Africa's power lies in unity, says American lobbyist

Dakar- Senegal (PANA) -- An African American lobby group leader, Melvin P.
Foote, has underscored the importance of African states to work in unity so as to have an impact when dealing with Western powers.
In an interview Tuesday, the president of the Washington- based Constituency for Africa also insisted the need to invest in lobby groups like his to campaign for diverse causes at various levels in the US administration.
"The Jews, the Arabs, the Irish and others use their people based in the US to push the US administration support their causes or obtain funds, arms and other things," said Foote after holding discussions with the Director General of PANAPRESS, Babacar Fall.
"Unfortunately, when it comes to Africa, governments do not build their constituency among African Americans on claims that they are too poor to do this.
"But on the other hand, you find the same countries using billions to buy arms from Ukraine," said Foote, who was involved in mediating the recent Eritrea-Ethiopia conflict.
He hoped the African Union would enable governments on the continent to deal with Western powers like the US as a single power entity.
"Look at the Europeans, they created their union before confronting the US as a single group.
Africa would have to do the same," Foote told PANA.
Asked whether African Americans understood the AU ideal, Foote said there was a need to promote its objectives which are not yet understood by Americans.
According to Foote, Americans in general are suspicious about its main promoter, Col.
Moammar Kadhafi of Libya, whom they regard as "a man who supports terrorism.
" "We have not yet gone over the Lockerbie bombing," affirmed Foote, who ended his vacation in Senegal on Tuesday.

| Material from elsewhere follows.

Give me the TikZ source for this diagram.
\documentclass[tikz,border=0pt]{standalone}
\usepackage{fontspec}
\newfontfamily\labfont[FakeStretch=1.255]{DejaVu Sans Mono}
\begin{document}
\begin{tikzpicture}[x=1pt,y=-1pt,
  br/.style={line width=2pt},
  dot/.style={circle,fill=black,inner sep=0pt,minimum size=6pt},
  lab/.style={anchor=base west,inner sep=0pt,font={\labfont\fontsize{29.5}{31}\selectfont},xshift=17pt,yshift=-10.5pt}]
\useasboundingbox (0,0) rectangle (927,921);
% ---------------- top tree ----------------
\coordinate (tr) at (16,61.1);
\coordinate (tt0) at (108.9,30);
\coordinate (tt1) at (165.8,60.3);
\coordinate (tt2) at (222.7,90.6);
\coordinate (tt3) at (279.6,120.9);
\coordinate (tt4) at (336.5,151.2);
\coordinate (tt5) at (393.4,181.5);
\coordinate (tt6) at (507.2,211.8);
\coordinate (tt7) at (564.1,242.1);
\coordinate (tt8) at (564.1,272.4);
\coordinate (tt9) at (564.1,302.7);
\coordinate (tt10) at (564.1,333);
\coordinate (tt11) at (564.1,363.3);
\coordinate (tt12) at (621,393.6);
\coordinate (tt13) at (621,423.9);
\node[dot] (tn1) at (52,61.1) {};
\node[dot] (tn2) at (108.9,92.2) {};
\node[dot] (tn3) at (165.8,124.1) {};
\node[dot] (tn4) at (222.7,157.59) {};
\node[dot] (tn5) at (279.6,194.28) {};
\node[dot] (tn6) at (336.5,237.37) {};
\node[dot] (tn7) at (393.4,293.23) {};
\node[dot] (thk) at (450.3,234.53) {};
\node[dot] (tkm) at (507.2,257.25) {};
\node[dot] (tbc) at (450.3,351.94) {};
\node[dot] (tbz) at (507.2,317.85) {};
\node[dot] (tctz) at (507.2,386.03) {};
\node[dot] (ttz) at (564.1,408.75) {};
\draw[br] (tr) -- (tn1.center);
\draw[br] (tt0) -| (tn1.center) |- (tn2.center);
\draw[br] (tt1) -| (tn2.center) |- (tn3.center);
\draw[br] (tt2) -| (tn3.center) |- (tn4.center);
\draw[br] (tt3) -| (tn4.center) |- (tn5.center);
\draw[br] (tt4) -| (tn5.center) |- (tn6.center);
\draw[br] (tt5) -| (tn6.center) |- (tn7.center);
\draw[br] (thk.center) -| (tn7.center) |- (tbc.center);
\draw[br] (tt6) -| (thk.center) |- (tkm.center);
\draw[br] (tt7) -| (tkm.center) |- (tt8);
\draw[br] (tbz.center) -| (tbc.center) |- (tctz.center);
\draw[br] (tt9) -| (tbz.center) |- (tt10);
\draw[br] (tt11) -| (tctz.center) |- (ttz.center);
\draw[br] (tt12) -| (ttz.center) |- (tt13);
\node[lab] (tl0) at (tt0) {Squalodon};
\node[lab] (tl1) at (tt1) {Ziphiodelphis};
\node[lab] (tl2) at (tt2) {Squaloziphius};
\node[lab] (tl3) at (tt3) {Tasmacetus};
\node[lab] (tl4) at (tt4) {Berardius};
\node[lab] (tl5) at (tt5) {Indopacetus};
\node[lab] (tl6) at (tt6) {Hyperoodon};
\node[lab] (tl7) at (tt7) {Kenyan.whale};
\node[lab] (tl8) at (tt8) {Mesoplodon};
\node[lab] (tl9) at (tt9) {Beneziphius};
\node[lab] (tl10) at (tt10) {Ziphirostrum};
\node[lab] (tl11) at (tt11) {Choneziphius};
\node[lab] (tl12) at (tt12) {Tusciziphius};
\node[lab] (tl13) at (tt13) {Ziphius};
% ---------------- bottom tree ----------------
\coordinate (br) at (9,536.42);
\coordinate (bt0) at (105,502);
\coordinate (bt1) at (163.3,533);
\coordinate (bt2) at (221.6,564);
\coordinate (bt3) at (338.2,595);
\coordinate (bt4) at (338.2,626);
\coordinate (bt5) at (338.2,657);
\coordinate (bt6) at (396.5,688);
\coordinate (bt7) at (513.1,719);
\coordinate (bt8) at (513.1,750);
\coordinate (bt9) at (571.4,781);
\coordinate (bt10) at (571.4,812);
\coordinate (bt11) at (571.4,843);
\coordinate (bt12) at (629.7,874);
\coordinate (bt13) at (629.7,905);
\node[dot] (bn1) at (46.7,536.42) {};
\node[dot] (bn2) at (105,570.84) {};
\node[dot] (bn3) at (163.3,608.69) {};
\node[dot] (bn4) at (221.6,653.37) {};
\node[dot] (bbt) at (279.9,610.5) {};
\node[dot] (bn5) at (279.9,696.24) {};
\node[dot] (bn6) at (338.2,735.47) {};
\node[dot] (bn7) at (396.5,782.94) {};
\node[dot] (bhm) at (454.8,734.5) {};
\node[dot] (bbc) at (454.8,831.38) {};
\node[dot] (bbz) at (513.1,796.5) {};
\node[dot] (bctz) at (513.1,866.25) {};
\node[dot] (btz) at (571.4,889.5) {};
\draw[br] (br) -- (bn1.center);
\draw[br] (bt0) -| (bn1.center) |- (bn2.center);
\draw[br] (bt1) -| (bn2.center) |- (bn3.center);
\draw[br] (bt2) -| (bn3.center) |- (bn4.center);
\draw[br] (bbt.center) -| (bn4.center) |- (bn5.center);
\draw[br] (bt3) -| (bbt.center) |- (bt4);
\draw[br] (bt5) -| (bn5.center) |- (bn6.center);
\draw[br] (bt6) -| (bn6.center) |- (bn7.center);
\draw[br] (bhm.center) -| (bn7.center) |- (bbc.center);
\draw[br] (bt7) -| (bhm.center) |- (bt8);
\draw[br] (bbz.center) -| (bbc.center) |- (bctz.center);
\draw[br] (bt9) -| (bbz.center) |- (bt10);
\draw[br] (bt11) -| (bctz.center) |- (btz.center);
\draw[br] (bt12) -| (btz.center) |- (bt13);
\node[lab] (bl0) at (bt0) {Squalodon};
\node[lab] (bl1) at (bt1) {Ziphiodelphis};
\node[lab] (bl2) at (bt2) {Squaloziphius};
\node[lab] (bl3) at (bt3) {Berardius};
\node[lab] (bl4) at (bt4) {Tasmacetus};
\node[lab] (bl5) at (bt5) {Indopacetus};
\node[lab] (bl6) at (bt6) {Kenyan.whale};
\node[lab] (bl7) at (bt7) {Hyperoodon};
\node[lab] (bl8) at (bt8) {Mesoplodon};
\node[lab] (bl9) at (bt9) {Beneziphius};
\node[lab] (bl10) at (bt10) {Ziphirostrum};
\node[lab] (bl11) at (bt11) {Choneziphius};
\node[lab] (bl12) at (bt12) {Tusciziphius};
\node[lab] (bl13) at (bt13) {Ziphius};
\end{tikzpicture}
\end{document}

A strong AU, he said, would only emerge if its leaders are as genuine as was the late Ghanaian president Kwame Nkrumah.
On whether the presence of African Americans such as Secretary of State Colin Powell in the administration of President George Bush could lead to stronger ties with Africa, Foote said the new government had the advantage of "building upon what was done during the Bill Clinton era.

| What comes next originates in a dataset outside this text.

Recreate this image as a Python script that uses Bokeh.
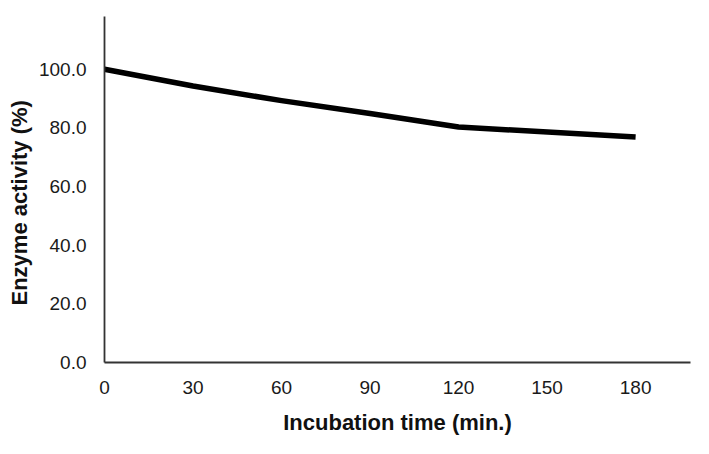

" But, he noted, the Republicans were generally less inclined to deal with Africa.
"We forced them to give us Powell, Candalesa Rice and several others," said Foote, who believes the Bush administration could be pushed to do more through a strong lobby.
He noted that Americans do not know Africa as well as the French, British or the Germans who had colonies on the continent do.
That is why the American policy has so far been looking at oil, diamonds or other minerals and timber rather than anything else.
Regarding the 200 million dollars offered by the US government to combat AIDS worldwide, Foote said that was a launch subscription for the 10 billion dollar fund proposed by UN Secretary General Kofi Annan to combat the incurable disease.
On whether African Americans knew of President Thabo Mbeki's "Millennium African Renaissance Plan" and the "Omega Plan" proposed by Senegal's President Abdoulaye Wade, Foote said the documents had so far not been "broadcast in Washington.